(Charts and diagrams as code)
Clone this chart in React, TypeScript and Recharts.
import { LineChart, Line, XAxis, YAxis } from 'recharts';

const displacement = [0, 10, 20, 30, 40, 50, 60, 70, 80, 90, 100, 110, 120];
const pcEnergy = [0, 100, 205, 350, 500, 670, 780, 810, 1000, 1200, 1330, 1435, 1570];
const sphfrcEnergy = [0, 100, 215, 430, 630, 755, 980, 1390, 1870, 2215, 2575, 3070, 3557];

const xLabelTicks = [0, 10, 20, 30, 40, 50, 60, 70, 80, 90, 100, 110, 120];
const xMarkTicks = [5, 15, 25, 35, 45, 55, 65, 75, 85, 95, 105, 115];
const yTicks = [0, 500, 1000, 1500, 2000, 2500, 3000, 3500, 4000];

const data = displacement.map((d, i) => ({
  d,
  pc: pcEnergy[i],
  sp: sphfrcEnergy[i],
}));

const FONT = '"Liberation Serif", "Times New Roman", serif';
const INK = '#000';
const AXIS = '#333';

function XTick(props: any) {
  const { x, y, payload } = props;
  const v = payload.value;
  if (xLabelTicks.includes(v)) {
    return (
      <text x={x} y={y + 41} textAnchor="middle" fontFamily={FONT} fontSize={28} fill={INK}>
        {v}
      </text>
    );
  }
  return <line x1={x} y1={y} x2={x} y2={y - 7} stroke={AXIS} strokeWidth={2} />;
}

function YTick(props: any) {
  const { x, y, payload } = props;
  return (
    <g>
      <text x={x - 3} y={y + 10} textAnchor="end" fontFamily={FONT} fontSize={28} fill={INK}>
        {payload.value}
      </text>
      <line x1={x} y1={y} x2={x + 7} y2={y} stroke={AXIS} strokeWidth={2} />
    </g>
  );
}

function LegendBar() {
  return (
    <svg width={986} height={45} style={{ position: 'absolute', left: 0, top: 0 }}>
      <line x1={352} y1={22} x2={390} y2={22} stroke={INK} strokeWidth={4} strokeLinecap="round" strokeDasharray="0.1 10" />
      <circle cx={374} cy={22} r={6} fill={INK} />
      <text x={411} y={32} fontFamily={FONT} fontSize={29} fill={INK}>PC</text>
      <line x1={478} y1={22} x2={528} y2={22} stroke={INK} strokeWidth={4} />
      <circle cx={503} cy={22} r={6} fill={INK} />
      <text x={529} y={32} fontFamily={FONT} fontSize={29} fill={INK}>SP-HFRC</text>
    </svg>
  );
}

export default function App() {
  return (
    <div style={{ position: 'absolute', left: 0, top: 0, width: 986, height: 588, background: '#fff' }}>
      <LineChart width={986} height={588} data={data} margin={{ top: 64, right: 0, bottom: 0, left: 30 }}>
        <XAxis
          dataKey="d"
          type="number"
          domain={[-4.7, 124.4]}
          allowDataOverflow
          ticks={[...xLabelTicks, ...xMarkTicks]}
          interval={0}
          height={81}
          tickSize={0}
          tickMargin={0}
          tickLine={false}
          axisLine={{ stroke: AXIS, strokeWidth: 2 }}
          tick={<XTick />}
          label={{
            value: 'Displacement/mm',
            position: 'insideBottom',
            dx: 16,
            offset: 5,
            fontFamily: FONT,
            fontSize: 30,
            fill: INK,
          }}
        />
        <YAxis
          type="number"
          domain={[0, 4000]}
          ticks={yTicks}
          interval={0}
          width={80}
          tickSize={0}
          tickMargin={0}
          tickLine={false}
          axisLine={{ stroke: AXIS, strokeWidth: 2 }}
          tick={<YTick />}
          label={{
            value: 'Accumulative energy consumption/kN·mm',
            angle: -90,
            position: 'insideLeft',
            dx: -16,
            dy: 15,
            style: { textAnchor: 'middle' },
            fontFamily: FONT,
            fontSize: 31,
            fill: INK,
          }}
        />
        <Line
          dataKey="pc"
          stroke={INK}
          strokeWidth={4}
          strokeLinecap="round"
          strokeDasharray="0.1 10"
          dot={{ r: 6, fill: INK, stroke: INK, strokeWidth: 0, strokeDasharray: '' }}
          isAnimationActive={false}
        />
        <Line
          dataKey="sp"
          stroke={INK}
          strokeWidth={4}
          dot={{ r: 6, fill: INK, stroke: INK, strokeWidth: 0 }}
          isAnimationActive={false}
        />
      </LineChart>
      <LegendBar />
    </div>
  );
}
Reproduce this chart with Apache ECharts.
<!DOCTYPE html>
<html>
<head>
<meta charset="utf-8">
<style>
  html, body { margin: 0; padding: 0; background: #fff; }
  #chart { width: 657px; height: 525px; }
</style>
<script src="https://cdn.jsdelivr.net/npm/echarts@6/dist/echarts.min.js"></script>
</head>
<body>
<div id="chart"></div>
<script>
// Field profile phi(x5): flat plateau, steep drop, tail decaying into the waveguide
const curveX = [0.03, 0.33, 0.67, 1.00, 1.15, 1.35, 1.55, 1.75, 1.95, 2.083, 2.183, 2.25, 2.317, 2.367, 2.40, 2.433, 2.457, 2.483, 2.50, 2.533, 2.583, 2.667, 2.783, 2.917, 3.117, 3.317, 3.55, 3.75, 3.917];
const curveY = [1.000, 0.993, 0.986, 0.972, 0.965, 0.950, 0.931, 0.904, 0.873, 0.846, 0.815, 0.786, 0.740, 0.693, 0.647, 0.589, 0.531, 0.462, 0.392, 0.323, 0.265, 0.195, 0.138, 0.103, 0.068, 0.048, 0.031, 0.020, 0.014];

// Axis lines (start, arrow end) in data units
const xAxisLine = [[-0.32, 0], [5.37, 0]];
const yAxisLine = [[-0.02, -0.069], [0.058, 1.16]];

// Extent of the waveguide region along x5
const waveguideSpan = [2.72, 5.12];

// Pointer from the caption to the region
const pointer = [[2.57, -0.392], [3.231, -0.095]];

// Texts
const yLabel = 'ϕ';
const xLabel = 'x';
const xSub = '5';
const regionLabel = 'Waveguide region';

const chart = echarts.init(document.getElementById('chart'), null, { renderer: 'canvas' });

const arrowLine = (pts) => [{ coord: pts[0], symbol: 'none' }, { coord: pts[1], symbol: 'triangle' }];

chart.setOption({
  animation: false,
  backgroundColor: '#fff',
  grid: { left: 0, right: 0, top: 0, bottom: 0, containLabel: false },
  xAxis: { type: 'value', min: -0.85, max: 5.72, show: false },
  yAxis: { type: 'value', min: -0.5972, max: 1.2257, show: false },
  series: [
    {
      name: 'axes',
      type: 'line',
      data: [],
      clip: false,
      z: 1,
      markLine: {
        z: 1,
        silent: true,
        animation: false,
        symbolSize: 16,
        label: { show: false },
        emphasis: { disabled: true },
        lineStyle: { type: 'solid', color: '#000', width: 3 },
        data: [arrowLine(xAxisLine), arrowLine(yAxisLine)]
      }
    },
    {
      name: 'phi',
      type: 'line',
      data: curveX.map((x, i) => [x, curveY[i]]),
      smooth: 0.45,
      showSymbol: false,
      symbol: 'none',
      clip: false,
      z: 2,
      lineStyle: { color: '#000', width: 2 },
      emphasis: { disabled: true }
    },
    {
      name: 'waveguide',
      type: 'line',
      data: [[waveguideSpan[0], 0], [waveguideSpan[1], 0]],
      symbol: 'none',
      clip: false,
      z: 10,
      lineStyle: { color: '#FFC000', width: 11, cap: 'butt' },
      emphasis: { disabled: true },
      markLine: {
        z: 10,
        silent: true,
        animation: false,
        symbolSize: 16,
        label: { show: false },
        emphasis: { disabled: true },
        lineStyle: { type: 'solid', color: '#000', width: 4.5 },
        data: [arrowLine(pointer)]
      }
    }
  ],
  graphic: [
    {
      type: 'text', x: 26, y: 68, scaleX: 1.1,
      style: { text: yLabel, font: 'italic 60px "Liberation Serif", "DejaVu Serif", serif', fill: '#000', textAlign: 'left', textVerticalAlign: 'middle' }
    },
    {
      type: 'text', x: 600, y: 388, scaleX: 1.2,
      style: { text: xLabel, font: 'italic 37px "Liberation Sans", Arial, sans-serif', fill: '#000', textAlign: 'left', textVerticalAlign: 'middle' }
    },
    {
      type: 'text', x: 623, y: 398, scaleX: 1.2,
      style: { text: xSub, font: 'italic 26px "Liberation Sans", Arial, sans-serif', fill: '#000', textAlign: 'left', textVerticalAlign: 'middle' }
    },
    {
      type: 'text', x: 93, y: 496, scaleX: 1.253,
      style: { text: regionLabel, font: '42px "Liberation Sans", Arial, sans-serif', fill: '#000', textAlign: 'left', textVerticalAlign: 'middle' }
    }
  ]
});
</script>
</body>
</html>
---
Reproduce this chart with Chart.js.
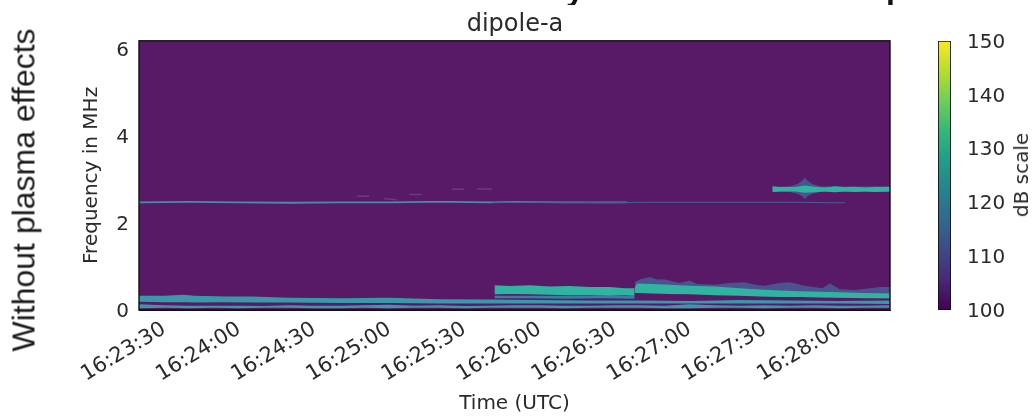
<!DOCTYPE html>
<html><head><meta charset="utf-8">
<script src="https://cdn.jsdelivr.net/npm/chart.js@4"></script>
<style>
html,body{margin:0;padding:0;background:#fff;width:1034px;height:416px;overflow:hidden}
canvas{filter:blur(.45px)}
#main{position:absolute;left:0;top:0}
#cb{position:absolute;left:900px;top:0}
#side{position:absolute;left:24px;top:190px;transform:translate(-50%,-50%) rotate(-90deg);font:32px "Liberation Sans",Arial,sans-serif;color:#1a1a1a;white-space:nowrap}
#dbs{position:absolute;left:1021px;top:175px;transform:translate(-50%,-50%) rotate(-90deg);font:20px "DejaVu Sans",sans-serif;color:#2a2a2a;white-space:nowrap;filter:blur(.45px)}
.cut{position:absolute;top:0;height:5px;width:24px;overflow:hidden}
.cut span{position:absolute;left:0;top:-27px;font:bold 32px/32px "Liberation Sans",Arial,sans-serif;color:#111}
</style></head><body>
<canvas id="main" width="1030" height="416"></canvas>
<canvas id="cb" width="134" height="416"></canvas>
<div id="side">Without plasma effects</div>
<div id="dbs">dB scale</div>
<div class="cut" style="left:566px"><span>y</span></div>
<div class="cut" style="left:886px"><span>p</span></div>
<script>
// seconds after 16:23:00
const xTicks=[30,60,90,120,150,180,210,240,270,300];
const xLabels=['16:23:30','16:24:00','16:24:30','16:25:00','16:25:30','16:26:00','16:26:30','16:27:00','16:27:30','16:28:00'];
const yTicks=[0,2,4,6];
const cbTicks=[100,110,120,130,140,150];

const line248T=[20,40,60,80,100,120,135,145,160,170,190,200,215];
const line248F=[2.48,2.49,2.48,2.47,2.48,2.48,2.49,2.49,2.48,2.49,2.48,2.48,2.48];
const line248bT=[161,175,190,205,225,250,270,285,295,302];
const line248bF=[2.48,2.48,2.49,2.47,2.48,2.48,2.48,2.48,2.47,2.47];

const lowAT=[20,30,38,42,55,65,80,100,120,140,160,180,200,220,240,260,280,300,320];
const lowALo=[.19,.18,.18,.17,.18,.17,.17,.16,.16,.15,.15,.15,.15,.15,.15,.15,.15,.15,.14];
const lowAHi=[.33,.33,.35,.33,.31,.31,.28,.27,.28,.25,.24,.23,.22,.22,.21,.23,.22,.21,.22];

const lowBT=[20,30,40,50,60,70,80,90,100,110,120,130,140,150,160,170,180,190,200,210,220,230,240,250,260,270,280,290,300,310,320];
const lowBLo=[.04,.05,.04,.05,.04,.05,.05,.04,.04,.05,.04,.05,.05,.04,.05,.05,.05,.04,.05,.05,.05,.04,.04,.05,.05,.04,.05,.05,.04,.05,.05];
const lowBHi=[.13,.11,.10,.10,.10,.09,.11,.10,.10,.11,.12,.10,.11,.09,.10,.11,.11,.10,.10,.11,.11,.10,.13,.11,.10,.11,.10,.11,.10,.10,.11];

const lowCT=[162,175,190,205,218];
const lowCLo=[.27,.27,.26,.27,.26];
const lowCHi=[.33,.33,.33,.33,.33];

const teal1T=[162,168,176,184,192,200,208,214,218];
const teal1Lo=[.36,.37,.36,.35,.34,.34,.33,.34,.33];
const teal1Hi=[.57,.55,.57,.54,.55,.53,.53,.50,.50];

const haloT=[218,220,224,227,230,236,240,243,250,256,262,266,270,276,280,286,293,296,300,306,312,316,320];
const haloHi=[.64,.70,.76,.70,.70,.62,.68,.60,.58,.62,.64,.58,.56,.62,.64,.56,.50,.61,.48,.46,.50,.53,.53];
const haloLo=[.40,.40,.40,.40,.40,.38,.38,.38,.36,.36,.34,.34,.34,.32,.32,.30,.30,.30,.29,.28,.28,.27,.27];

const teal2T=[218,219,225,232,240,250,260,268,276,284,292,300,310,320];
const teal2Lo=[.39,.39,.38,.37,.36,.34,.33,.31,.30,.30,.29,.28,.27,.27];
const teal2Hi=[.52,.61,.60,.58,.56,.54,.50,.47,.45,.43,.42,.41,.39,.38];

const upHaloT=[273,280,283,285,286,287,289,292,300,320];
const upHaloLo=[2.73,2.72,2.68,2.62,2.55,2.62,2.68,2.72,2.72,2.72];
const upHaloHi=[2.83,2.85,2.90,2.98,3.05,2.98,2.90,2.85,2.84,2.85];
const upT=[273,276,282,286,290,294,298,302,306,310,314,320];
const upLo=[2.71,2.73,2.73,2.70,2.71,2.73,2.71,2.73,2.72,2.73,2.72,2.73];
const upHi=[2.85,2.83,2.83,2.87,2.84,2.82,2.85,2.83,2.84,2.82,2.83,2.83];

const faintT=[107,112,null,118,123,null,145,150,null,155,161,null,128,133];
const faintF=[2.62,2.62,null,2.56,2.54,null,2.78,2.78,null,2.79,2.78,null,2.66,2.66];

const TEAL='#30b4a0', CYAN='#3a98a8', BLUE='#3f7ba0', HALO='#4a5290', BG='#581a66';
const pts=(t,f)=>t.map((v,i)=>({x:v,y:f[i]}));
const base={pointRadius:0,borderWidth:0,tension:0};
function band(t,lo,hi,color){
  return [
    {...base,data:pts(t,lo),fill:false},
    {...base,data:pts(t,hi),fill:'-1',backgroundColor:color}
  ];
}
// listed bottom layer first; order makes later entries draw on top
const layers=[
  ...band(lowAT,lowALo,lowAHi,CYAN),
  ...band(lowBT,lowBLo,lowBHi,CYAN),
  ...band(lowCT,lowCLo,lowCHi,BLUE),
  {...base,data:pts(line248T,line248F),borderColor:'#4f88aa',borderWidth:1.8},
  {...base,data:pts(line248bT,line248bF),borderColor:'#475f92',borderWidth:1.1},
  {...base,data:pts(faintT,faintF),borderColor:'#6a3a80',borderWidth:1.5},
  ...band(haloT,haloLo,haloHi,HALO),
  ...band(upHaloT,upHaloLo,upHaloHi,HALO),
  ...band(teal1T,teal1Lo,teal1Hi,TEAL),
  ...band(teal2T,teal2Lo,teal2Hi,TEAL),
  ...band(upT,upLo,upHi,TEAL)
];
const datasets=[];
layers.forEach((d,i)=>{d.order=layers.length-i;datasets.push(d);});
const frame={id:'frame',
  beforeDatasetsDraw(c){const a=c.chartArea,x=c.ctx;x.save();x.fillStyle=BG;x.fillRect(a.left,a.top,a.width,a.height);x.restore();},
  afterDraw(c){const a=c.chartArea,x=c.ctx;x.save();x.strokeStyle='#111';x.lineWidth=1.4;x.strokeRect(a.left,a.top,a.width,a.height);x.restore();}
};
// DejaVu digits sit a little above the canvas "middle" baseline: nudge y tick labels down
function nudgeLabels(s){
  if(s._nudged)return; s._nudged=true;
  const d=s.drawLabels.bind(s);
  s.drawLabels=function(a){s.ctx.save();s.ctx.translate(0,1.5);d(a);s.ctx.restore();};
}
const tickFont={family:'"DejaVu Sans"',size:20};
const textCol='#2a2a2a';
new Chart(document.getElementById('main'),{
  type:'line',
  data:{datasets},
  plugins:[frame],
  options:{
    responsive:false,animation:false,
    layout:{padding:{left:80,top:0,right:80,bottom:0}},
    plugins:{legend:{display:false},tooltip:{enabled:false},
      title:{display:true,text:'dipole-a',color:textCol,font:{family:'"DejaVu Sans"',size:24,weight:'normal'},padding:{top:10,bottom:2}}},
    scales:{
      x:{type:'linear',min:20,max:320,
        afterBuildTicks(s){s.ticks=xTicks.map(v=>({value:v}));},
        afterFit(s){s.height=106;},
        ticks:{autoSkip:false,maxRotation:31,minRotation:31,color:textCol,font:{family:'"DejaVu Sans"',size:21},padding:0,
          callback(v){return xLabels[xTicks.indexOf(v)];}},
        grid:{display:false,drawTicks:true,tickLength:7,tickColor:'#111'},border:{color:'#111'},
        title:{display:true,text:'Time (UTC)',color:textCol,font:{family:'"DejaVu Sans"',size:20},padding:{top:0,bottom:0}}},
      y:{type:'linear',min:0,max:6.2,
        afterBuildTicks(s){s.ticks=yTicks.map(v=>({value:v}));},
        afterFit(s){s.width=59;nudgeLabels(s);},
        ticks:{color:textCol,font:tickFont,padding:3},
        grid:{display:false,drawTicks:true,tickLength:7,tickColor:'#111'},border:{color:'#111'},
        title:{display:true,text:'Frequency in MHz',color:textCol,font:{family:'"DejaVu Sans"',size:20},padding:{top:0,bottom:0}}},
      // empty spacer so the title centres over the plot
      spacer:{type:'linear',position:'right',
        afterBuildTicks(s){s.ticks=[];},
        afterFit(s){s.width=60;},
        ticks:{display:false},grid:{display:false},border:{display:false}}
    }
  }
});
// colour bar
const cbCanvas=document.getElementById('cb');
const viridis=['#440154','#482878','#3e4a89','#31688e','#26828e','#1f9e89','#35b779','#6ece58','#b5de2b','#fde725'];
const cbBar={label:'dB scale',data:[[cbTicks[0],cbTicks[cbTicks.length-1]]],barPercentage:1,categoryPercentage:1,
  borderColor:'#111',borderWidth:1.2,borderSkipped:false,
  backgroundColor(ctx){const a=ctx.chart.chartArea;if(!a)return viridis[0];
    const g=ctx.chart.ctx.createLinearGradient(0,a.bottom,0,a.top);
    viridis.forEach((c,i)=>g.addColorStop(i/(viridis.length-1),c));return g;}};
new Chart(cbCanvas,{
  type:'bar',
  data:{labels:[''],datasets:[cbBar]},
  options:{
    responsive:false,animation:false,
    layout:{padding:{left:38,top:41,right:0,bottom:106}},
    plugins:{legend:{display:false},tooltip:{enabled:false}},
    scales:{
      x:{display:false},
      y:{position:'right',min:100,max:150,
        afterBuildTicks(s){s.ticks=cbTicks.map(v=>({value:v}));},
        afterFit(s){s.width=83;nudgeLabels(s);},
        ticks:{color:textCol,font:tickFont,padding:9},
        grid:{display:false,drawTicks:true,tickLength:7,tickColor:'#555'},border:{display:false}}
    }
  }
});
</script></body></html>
* * *
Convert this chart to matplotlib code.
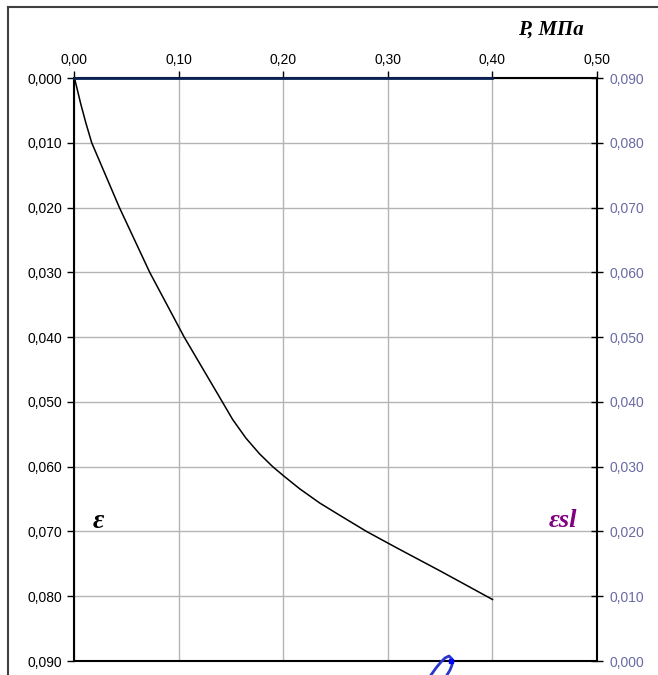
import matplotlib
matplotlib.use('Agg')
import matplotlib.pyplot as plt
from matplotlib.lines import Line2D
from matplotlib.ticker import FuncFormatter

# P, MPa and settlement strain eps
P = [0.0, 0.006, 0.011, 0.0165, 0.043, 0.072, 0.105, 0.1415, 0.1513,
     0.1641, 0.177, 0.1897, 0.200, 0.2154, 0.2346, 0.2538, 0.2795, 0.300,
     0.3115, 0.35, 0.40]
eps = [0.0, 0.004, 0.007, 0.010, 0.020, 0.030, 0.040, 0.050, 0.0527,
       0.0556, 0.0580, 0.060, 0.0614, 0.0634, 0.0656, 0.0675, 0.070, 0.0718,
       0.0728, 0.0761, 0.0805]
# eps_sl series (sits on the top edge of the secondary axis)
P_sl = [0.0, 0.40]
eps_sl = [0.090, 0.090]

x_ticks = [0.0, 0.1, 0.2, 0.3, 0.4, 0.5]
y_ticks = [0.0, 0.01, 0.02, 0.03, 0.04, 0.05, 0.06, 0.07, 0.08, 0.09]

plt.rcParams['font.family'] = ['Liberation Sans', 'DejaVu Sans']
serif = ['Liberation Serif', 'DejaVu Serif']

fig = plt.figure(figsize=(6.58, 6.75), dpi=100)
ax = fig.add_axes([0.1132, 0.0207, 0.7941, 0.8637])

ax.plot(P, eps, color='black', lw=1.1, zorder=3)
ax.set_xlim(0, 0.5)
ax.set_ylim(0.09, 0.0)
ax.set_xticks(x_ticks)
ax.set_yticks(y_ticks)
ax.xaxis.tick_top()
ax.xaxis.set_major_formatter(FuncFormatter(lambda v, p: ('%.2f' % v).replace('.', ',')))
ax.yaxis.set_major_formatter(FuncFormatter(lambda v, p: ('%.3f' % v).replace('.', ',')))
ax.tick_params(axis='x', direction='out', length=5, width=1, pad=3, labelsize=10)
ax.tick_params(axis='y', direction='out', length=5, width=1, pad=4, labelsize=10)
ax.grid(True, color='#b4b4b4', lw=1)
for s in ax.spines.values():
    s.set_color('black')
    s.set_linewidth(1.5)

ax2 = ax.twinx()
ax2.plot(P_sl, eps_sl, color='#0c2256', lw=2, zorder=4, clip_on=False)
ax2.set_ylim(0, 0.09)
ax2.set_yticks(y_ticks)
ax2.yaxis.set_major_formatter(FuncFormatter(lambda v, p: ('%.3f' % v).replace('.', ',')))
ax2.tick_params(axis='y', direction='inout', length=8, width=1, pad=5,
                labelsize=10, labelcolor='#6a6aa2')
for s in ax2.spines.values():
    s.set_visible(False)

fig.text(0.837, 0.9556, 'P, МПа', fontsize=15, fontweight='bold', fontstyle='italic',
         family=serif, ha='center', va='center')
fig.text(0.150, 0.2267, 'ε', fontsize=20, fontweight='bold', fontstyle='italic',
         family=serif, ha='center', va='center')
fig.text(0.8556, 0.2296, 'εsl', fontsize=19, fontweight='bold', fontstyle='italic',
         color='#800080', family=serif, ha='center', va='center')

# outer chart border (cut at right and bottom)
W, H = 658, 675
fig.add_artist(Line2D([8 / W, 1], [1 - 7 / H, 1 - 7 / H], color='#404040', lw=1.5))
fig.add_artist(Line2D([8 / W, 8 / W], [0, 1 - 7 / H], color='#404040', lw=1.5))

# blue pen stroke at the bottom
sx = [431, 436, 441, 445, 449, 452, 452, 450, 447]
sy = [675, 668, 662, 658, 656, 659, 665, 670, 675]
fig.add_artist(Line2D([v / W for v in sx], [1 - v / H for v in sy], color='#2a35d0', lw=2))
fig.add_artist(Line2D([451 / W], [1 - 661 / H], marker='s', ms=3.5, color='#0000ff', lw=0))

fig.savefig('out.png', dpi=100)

> [Written problem]:
Look above for every line with the word "this" and copy it.

> [Expected answer]:
Clone this chart in React, TypeScript and Recharts.
Reproduce this chart with Apache ECharts.
Reproduce this chart with Chart.js.
Convert this chart to matplotlib code.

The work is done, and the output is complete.